Buffy? I like that. That girl's so hot, she's buffy.

Forrest ,'Conversations with Dead People'


Natter 72: We Were Unprepared for This  

Off-topic discussion. Wanna talk about corsets, duct tape, or physics? This is the place. Detailed discussion of any current-season TV must be whitefonted.


Connie Neil - May 07, 2014 12:38:33 pm PDT #27093 of 30000
brillig

The things that get stuck in my head. The illustrations from the story (the aunt in her pitcher's stance, the headboard of the bed) popped up instantly when I saw the title of the story.


-t - May 07, 2014 12:43:56 pm PDT #27094 of 30000
I am a woman of various inclinations and only some of the time are they to burn everything down in frustration

Actual answer ~ma, Sox. And treatment and so forth.


Sheryl - May 07, 2014 1:03:42 pm PDT #27095 of 30000
Fandom means never having to say "But where would I wear that?"

Timelies all!

Good luck with the treatment, Sox.


le nubian - May 07, 2014 1:07:25 pm PDT #27096 of 30000
"And to be clear, I am the hell. And the high water."

Folks,

I had a 4 hour meeting, followed by a 45 minute meeting and I am physically done. All I want to do is go home and go to bed. I am not even joking.

I think if a meeting lasts longer than 2 hours, the organizers of the meeting should be put in shackles and publicly shamed.

I also need to receive a cash bonus.

Short of the above, I should be allowed to leave after 2.5 hours.
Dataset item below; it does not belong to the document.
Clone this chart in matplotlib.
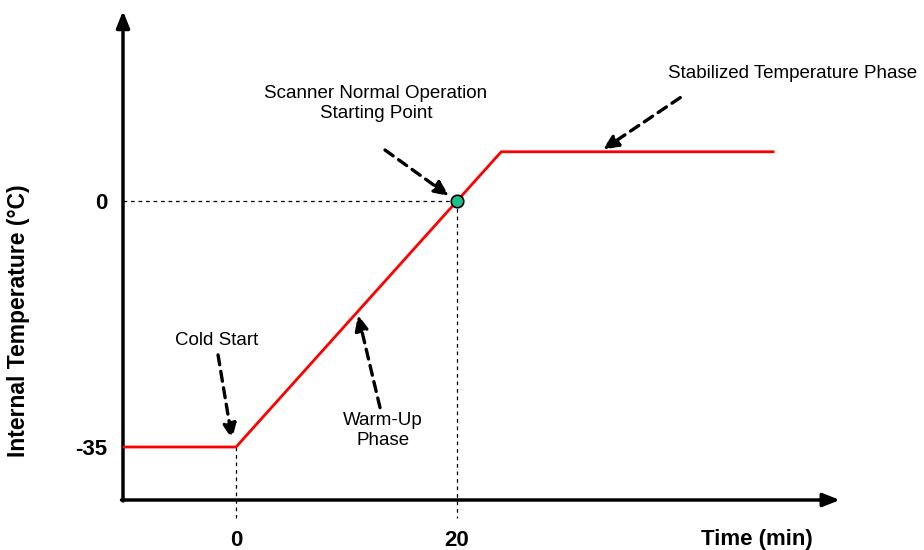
import matplotlib
matplotlib.use("Agg")
import matplotlib.pyplot as plt

# temperature profile (min, degC)
time_min = [-10.2, 0, 20, 24, 48.6]
temp_c = [-35, -35, 0, 7, 7]

x_ticks = [0, 20]
x_tick_labels = ["0", "20"]
y_ticks = [0, -35]
y_tick_labels = ["0", "-35"]

start_point = (20, 0)

plt.rcParams["font.family"] = ["Liberation Sans", "DejaVu Sans"]

fig = plt.figure(figsize=(9.24, 5.5), dpi=100)
ax = fig.add_axes([123 / 924, 50 / 550, 727 / 924, 492 / 550])
ax.set_xlim(-10.23, 55.56)
ax.set_ylim(-42.54, 27.45)
for s in ax.spines.values():
    s.set_visible(False)

# axes with arrow heads
arr = dict(arrowstyle="-|>,head_length=1.0,head_width=0.4", color="black", lw=2.5,
           shrinkA=0, shrinkB=0)
ax.annotate("", xy=(0.986, 0), xytext=(-0.002, 0), xycoords="axes fraction",
            textcoords="axes fraction", arrowprops=arr)
ax.annotate("", xy=(0, 0.994), xytext=(0, -0.002), xycoords="axes fraction",
            textcoords="axes fraction", arrowprops=arr)

# dashed guides
ax.plot([time_min[0], start_point[0]], [0, 0], ls=(0, (3, 3)), color="black", lw=0.9)
ax.plot([20, 20], [0, -45.1], ls=(0, (3, 3)), color="black", lw=0.9, clip_on=False)
ax.plot([0, 0], [-35, -45.1], ls=(0, (3, 3)), color="black", lw=0.9, clip_on=False)

ax.plot(time_min, temp_c, color="#ff0000", lw=2, zorder=3)
ax.plot(*start_point, "o", ms=9, mfc="#1fbf8c", mec="black", mew=1.2, zorder=4)

ax.set_xticks(x_ticks, x_tick_labels, fontsize=16, fontweight="bold")
ax.set_yticks(y_ticks, y_tick_labels, fontsize=16, fontweight="bold")
ax.tick_params(axis="x", length=0, pad=21.5)
ax.tick_params(axis="y", length=0, pad=11.5)

ax.text(47.15, -48.2, "Time (min)", ha="center", va="center", fontsize=16,
        fontweight="bold", clip_on=False)
ax.text(-0.144, 0.364, "Internal Temperature (\u00b0C)", rotation=90, ha="center",
        va="center", fontsize=16.5, fontweight="bold", transform=ax.transAxes)

# annotations
darr = dict(arrowstyle="-|>,head_length=0.9,head_width=0.4", color="black", lw=2.4,
            ls=(0, (3, 2)), shrinkA=0, shrinkB=0)
notes = [
    ("Cold Start", (-1.72, -19.9), (-1.63, -21.9), (-0.36, -33.9)),
    ("Warm-Up\nPhase", (13.3, -32.6), (13.03, -29.4), (11.04, -16.2)),
    ("Scanner Normal Operation\nStarting Point", (12.67, 13.9), (13.48, 7.25), (19.28, 0.7)),
    ("Stabilized Temperature Phase", (50.4, 18.2), (40.2, 14.7), (33.2, 7.3)),
]
for label, txt_xy, tail, tip in notes:
    ax.text(*txt_xy, label, ha="center", va="center", fontsize=13.5, linespacing=1.25,
            clip_on=False)
    ax.annotate("", xy=tip, xytext=tail, arrowprops=darr)

fig.savefig("out.png", dpi=100)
Scrappy - May 07, 2014 1:18:07 pm PDT #27097 of 30000
Life moves pretty fast. You don't stop and look around once in a while, you could miss it.

TOO MUCH MEETING.


Connie Neil - May 07, 2014 1:21:30 pm PDT #27098 of 30000
brillig

Hmmm, some department or office down the hall is getting a mini-fridge. Is breakroom chaos brewing? The Wars of the Fridges? The Skirmishes of Half The Microwaves Don't Work have already broken out.


Jessica - May 07, 2014 1:46:58 pm PDT #27099 of 30000
And then Ortus came and said "It's Ortin' time" and they all Orted off into the sunset

So, practical parenting advice needed. Can you steam open self-sealing envelopes? (The kind with the sticker you peel off, not the kind you lick.) Dylan wrote a letter to the Tooth Fairy and I need to read it before it goes under his pillow.
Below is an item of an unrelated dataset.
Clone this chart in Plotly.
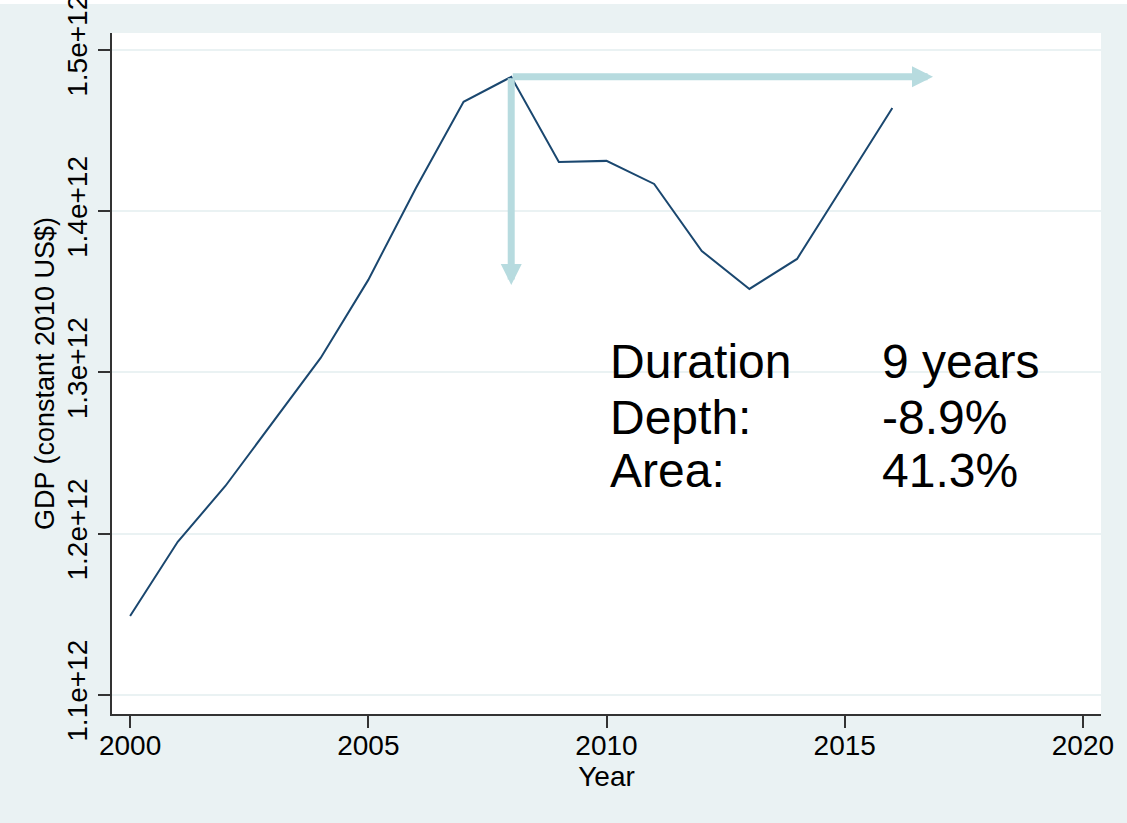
import plotly.graph_objects as go

years = list(range(2000, 2017))
gdp = [1.149e12, 1.195e12, 1.2296e12, 1.2693e12, 1.309e12, 1.3574e12, 1.4144e12,
       1.4678e12, 1.4833e12, 1.4305e12, 1.4312e12, 1.4169e12, 1.3753e12, 1.3518e12,
       1.3704e12, 1.4172e12, 1.464e12]

x_ticks = [2000, 2005, 2010, 2015, 2020]
y_ticks = [1.1e12, 1.2e12, 1.3e12, 1.4e12, 1.5e12]
y_tick_labels = ["1.1e+12", "1.2e+12", "1.3e+12", "1.4e+12", "1.5e+12"]

stat_names = ["Duration", "Depth:", "Area:"]
stat_values = ["9 years", "-8.9%", "41.3%"]
stat_rows_y = [1.3071e12, 1.2718e12, 1.2395e12]
stat_name_x = 2010.04
stat_value_x = 2015.74
duration_years = 9

LINE = "#1A476F"
ARROW = "#B7DBDF"
BG = "#EAF2F3"
FONT = "Liberation Sans, Arial, Helvetica, sans-serif"

peak_i = max(range(len(gdp)), key=lambda i: gdp[i])
peak_year, peak_val = years[peak_i], gdp[peak_i]
trough_val = min(gdp[peak_i:])

fig = go.Figure()
fig.add_trace(go.Scatter(x=years, y=gdp, mode="lines",
                         line=dict(color=LINE, width=2), showlegend=False))

annotations = []
# horizontal arrow (duration)
annotations.append(dict(x=peak_year + duration_years, y=peak_val, ax=peak_year, ay=peak_val,
                        xref="x", yref="y", axref="x", ayref="y", text="", showarrow=True,
                        arrowhead=2, arrowsize=0.6, arrowwidth=7, arrowcolor=ARROW, standoff=7))
# vertical arrow (depth)
annotations.append(dict(x=peak_year, y=trough_val, ax=peak_year, ay=peak_val,
                        xref="x", yref="y", axref="x", ayref="y", text="", showarrow=True,
                        arrowhead=2, arrowsize=0.6, arrowwidth=7, arrowcolor=ARROW, standoff=4))
for name, val, yy in zip(stat_names, stat_values, stat_rows_y):
    annotations.append(dict(x=stat_name_x, y=yy, xref="x", yref="y", text=name, showarrow=False,
                            xanchor="left", yanchor="middle",
                            font=dict(family=FONT, size=48, color="black")))
    annotations.append(dict(x=stat_value_x, y=yy, xref="x", yref="y", text=val, showarrow=False,
                            xanchor="left", yanchor="middle",
                            font=dict(family=FONT, size=48, color="black")))

fig.update_layout(
    width=1127, height=823,
    margin=dict(l=112, r=26, t=33, b=109, autoexpand=False),
    paper_bgcolor=BG, plot_bgcolor="white",
    font=dict(family=FONT, size=27, color="black"),
    annotations=annotations,
    shapes=[dict(type="rect", xref="paper", yref="paper", x0=-0.2, x1=1.1,
                 y0=1 + 29 / 681, y1=1.2, fillcolor="white", line=dict(width=0), layer="below")],
)
fig.update_xaxes(range=[1999.62, 2020.38], tickvals=x_ticks, ticks="outside", ticklen=12,
                 tickwidth=1.5, tickcolor="#333333", showgrid=False, zeroline=False,
                 showline=True, linecolor="#333333", linewidth=1.5, automargin=False,
                 ticklabeloverflow="allow", ticklabelstandoff=-6,
                 title=dict(text="Year", font=dict(size=28), standoff=3),
                 tickfont=dict(size=28))
fig.update_yaxes(range=[1.0882e12, 1.5105e12], tickvals=y_ticks, ticktext=y_tick_labels,
                 tickangle=-90, ticks="outside", ticklen=12, tickwidth=1.5, tickcolor="#333333",
                 showgrid=True, gridcolor=BG, gridwidth=2, zeroline=False,
                 showline=True, linecolor="#333333", linewidth=1.5, automargin=False,
                 ticklabeloverflow="allow",
                 title=dict(text="GDP (constant 2010 US$)", font=dict(size=27), standoff=0),
                 tickfont=dict(size=28))

fig.write_html("out.html", config={"displayModeBar": False},
               post_script="document.body.style.margin='0px';")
Hil R. - May 07, 2014 1:58:55 pm PDT #27100 of 30000
Sometimes I think I might just move up to Vermont, open a bookstore or a vegan restaurant. Adam Schlesinger, z''l

So, practical parenting advice needed. Can you steam open self-sealing envelopes? (The kind with the sticker you peel off, not the kind you lick.) Dylan wrote a letter to the Tooth Fairy and I need to read it before it goes under his pillow.

A bit of Googling says no, but putting it into the freezer for a few hours might work. You might be able to just pull it open, depending on how good the adhesive is.


Connie Neil - May 07, 2014 2:06:29 pm PDT #27101 of 30000
brillig

Odd names on the kids these days. There's a girl by the name of Chantal (phonetic), spelled Zont'l. Poor thing. And the new guy next to me, his name is Chalice.

Parents, express your creativity in ways that will not one day look at you and say "What were you thinking!"


Jesse - May 07, 2014 2:07:00 pm PDT #27102 of 30000
Sometimes I trip on how happy we could be.

Dylan wrote a letter to the Tooth Fairy and I need to read it before it goes under his pillow.

Aw! (I have no advice.)

I am so close to finishing my stupid deadline of today! I am just waiting on one final thing from one person, and everything else is signed off on.

I'm just glad it's still light out, because 7 isn't actually that late to work, but it seems SUPER late when it's been dark for four hours already.